- [What to do] Copy exactly, and only, the lines between the start of the entries below and the line containing "plt.rcParams['mathtext.rm'] = 'Open Sans'", both inclusive. Omit pictures.

- [Stored records]
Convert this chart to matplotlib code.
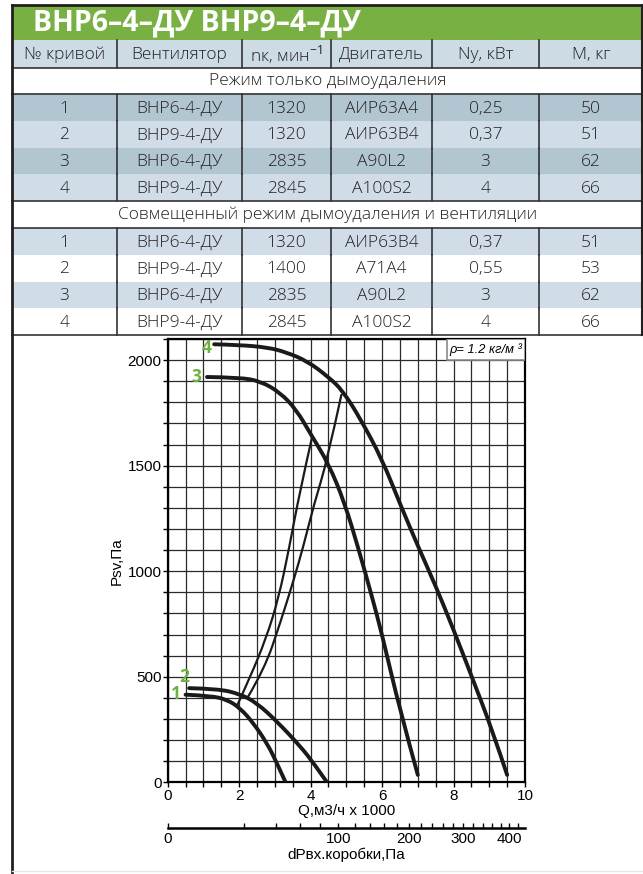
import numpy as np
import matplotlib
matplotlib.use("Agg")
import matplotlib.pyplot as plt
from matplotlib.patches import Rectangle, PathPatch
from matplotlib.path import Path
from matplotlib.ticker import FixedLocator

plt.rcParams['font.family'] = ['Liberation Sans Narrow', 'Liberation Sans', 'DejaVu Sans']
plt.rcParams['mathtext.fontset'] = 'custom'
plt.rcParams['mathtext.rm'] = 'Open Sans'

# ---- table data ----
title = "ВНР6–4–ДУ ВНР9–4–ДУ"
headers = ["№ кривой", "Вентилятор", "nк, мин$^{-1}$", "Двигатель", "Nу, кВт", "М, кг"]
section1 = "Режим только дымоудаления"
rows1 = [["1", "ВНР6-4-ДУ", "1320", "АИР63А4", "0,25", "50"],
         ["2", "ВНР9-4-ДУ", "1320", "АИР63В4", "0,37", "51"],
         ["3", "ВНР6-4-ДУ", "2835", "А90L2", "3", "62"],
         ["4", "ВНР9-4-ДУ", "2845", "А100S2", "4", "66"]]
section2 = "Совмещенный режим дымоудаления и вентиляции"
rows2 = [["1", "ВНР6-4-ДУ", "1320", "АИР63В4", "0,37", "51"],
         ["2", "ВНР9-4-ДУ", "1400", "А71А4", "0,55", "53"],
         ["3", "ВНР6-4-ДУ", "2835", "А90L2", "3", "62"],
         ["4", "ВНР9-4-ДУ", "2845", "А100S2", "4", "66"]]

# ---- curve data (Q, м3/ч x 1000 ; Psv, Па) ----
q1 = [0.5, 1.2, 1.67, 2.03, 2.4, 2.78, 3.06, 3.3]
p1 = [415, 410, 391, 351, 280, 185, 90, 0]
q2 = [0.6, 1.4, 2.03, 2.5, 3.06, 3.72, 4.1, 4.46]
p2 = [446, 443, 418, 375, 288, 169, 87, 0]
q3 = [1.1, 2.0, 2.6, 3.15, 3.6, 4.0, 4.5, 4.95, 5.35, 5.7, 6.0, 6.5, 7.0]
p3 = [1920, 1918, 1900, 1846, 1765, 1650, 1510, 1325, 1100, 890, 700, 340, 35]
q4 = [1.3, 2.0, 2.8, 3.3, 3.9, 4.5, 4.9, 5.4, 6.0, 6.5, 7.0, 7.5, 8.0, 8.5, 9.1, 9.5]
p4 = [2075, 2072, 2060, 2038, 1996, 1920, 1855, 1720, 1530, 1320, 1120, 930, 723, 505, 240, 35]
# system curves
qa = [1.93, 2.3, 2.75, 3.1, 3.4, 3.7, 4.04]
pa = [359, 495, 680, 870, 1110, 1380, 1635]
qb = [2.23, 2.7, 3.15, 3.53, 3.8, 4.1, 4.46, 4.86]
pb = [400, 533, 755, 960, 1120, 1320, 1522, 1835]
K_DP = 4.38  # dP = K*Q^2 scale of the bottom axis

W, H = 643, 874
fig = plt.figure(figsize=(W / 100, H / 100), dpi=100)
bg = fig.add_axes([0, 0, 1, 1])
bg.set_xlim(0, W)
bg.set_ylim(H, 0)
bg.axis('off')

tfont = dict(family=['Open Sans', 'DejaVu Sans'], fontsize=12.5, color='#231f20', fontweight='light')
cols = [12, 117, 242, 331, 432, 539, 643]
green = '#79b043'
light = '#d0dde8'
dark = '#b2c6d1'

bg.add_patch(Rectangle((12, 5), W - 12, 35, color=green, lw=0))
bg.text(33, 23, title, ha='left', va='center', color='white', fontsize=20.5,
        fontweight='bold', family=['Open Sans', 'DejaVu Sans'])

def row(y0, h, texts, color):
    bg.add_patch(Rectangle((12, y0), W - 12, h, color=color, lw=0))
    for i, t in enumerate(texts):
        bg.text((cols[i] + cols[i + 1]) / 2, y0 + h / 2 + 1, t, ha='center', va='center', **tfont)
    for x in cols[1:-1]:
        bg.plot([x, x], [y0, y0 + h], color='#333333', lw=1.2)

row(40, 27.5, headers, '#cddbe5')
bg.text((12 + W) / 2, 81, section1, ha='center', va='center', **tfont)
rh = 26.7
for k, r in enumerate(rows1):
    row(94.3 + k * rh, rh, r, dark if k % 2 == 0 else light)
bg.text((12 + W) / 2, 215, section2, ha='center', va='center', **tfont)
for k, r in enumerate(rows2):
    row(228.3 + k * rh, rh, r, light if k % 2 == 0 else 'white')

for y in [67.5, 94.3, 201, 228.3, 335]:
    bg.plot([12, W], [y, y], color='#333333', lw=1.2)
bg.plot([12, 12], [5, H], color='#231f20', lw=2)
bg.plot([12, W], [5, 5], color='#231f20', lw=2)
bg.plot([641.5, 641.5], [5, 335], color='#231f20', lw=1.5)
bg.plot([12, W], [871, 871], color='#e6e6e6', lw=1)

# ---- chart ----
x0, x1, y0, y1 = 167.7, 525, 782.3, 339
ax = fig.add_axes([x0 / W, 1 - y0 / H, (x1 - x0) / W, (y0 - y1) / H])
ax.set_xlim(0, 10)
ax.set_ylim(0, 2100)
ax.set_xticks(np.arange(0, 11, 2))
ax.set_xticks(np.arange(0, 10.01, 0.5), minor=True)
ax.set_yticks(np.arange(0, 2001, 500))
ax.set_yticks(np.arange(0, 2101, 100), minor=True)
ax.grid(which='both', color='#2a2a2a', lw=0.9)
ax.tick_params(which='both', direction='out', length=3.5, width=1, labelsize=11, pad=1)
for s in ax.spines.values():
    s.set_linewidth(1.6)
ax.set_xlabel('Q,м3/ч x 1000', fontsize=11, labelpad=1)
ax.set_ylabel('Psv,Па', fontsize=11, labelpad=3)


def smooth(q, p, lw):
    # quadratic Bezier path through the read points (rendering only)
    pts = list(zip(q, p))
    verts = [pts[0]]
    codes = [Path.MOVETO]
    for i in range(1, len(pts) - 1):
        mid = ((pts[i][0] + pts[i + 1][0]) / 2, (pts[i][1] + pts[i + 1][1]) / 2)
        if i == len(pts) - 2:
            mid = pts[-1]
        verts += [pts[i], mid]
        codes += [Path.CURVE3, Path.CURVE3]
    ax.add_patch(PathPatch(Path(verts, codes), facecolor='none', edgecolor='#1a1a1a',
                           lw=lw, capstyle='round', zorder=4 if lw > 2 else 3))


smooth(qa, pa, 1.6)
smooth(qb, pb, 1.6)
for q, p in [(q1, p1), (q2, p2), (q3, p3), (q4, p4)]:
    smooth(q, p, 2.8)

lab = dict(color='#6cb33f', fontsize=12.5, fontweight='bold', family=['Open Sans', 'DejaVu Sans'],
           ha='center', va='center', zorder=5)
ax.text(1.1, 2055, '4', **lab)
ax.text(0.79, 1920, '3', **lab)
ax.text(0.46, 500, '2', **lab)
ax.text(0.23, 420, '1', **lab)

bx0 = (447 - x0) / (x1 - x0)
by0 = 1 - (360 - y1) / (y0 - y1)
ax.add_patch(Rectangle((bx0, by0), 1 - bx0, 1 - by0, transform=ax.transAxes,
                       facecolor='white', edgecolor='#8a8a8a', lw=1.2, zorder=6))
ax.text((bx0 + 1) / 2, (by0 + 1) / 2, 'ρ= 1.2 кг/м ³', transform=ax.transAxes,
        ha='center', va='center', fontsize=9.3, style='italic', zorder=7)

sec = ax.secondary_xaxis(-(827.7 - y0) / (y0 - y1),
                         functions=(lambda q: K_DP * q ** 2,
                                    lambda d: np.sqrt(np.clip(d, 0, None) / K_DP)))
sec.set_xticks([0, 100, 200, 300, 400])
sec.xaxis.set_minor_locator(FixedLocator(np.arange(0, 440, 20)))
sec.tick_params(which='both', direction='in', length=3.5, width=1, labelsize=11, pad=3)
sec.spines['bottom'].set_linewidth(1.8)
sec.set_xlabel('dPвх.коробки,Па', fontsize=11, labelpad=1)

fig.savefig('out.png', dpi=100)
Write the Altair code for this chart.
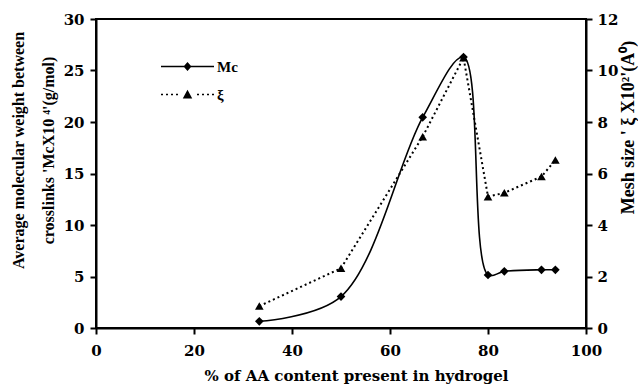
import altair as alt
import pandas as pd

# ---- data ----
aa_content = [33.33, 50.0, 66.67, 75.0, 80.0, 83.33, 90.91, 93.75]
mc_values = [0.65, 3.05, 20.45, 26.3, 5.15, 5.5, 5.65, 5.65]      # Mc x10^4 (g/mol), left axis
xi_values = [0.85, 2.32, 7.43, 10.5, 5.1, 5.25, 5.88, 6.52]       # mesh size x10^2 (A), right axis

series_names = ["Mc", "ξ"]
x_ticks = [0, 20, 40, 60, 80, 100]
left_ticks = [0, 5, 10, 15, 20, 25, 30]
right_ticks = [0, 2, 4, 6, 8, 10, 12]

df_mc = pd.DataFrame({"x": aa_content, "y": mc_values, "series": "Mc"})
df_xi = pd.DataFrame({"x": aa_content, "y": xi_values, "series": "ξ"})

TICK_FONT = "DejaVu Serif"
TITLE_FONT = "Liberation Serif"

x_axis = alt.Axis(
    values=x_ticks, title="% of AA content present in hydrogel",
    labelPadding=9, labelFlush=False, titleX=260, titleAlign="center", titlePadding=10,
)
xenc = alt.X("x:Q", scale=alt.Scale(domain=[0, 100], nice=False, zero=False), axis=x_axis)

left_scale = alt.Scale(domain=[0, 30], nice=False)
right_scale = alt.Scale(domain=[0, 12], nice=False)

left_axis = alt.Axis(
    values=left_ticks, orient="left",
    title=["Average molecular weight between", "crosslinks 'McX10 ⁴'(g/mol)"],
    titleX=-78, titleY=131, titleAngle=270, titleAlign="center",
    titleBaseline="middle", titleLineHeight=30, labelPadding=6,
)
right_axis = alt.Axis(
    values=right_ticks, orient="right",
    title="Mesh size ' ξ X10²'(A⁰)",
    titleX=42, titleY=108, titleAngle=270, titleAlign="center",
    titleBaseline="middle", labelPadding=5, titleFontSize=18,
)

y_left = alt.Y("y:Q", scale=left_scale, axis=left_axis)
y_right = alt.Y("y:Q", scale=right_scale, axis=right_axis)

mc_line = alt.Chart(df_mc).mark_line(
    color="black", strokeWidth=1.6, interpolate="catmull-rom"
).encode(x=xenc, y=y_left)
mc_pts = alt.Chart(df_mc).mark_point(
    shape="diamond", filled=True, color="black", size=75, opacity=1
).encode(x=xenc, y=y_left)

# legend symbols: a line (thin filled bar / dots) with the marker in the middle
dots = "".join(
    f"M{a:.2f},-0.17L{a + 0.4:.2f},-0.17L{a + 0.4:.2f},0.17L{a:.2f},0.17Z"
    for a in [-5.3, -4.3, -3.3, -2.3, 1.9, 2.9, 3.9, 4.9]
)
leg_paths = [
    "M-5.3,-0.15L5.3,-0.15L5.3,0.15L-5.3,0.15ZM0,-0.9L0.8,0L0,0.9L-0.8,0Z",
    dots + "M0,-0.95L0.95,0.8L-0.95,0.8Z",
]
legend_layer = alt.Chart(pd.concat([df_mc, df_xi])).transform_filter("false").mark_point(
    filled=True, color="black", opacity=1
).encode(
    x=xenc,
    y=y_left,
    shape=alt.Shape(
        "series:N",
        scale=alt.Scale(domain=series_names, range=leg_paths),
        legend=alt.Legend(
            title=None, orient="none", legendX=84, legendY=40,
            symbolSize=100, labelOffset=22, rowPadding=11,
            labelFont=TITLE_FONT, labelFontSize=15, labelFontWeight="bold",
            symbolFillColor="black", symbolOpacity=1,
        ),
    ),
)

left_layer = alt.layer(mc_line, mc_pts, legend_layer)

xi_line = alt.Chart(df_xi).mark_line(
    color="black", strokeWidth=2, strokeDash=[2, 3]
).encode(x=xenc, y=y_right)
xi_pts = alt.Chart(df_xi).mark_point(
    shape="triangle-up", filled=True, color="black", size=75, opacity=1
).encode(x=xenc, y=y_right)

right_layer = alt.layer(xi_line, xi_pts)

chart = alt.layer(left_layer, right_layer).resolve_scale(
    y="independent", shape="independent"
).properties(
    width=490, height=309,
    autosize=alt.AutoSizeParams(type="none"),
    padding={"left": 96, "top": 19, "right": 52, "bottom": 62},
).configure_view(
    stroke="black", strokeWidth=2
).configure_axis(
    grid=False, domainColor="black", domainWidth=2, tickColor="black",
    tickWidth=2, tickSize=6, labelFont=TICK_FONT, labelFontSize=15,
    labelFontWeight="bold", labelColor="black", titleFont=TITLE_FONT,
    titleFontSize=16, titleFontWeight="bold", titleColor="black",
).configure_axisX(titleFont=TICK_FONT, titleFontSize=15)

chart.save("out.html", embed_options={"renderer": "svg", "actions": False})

- [Response for this exercise]
Convert this chart to matplotlib code.
import numpy as np
import matplotlib
matplotlib.use("Agg")
import matplotlib.pyplot as plt
from matplotlib.patches import Rectangle, PathPatch
from matplotlib.path import Path
from matplotlib.ticker import FixedLocator

plt.rcParams['font.family'] = ['Liberation Sans Narrow', 'Liberation Sans', 'DejaVu Sans']
plt.rcParams['mathtext.fontset'] = 'custom'
plt.rcParams['mathtext.rm'] = 'Open Sans'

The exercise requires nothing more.